Three sensors, using the same technology, in the same area on the outside of the aircraft are obviously vulnerable to 'Common Mode Failure' due to rain/ice/debris/birds etc., regardless of the supplier. To then use this vulnerable source to derive a parameter (IAS), which is used by other systems in a way that is critical to aircraft safety should be unacceptable. Is this a case of 'we have always used pitot tubes, they meet the regulations so they are safe, precedent is set'? A method that uses different technologies should be mandated; there are a wide range of technologies already being used for anemometers such as rotating cup or propeller speed, torque on a fixed vane; there are even laser Doppler and ultrasonic anemometers. There seem to be enough alternatives that 3 completely different sensors could be used, and then take the average of the closest 2.

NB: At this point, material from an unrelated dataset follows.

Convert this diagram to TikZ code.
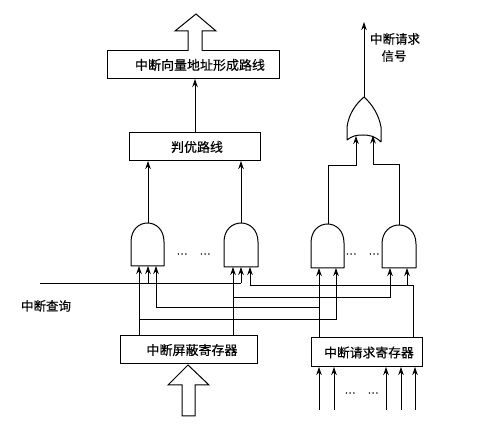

Critical avionic systems should be designed to cope with 'bad data'; garbage in, garbage out is not an appropriate paradigm for safety critical avionic systems; the fundamental problem is an aircraft level safety integration problem, which (IMNSHO) is an issue that needs a lot more attention.
Industry are not to blame (nor are they blameless), they have to work to the the regulations; nothing less, but also nothing more. If a supplier 'over-engineers' their product, they are likely to become uncompetitive. The initiative must rest with the regulatory authorities (FAA, EASA, et al.), it is they that need to raise the crossbar in order to continually improve aviation safety.